This repository contains a machine learning project aimed at predicting the risk of stroke in individuals using health-related data. The analysis includes data cleaning, exploratory data analysis (EDA), model development, and performance evaluation.
- Perform exploratory data analysis (EDA) to identify key factors associated with stroke.
- Develop a baseline classification model to benchmark performance.
- Build and tune machine learning models to predict stroke risk.
- Evaluate models using metrics such as accuracy, recall, precision, and F1-score.
- Provide business recommendations based on insights from the analysis.
The dataset used is publicly available and contains medical and demographic features including:
- Age
- Hypertension
- Heart Disease
- Work Type
- Smoking Status
- BMI
- Glucose Level
- Stroke Occurrence (target)
EDA was conducted to uncover patterns, correlations, and outliers in the data:
- Distribution of stroke across age, gender, and health conditions
- Correlation between features
- Class imbalance analysis
- Visualizations include bar plots, histograms, and correlation heatmaps
Several models were evaluated including:
- Logistic Regression (with and without SMOTE)

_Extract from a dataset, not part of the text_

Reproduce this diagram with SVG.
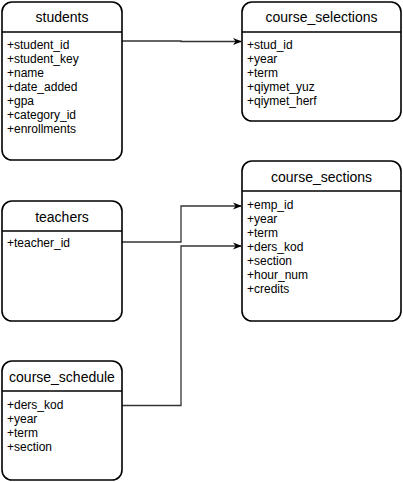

- Random Forest Classifier
- Hyperparameter tuning using GridSearchCV
- Performance metrics: Accuracy, Recall, Precision, F1 Score, ROC-AUC
- Logistic Regression (SMOTE + Tuning)
- Recall (stroke): 0.84
- Precision (stroke): 0.12
- F1-score (stroke): 0.22
Recall was prioritized over precision to reduce false negatives in stroke detection.
- Significant class imbalance addressed using SMOTE.
- High recall in stroke prediction shows potential for early risk flagging.
- False positives were increased, indicating a tradeoff for higher sensitivity.
- Use the model to flag at-risk individuals for further medical screening.
- Collect additional features (e.g., cholesterol, physical activity) to enhance model accuracy.
- Monitor and regularly update the model with new data to improve performance.
- Feature engineering (interaction terms, polynomial features).
- Implement cost-sensitive learning.
- Integrate SHAP for model interpretability.
- Consider deploying the model via a simple web app.